1 cup sesame seeds (white)
2 tbl spn roasted, peeled and halved peanuts (ground nuts)
1/2 cup jaggery
1/2 tea spn cardamom powder
Wash the sesame seeds in water. Drain the water and spread the seeds on a clean kitchen towel for about 15-20mins(they need not dry completely). Roast them on a medium flame till they start popping and nice aroma comes out of them. Take them off heat.
Heat jaggery with 2 tbl spn water. Traditionally it is made with molasses(the black colored liquid jaggery, do not add water if you are using molasses).
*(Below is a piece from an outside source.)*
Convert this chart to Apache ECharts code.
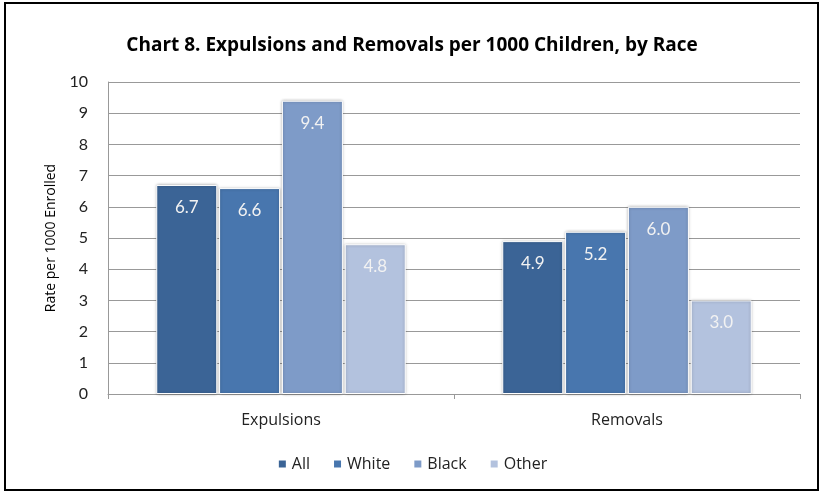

I tried here with the normal solid one.
Keep the heat on medium, because jaggery gets burnt very easily.
Take little water in a plate and add a drop of the jaggery in it. The jaggery should sit like a drop without getting diluted. That shows it has reached the required consistency.
Now add the sesame seeds and peanuts. Mix well. Take off the heat, add the cardamom powder. Mix again.
Take a big spoonful of the mixture on a clean plate (this is to help in easy cooling) & keep the remaining tightly closed(this mixture gets hard very soon, so need to keep it covered all the time).
Apply some ghee to your palms and make small balls of the mixture from the plate.
PS: Once the mixture is cooled, you cannot make the laddoos, so you need to work fast when it is still hot. Be careful not to burn your hands (the mixture at this stage is really really hot). Taking small portions on a plate helps to manage small portions at a time.
If the mixture cools off fast, then, heat it again for sometime till it melts and repeat the procedure.
If you cannot manage to make the laddoos, due to lack of time or patience, just spread the mixture on a plate greased with ghee, then cut them into desired shapes.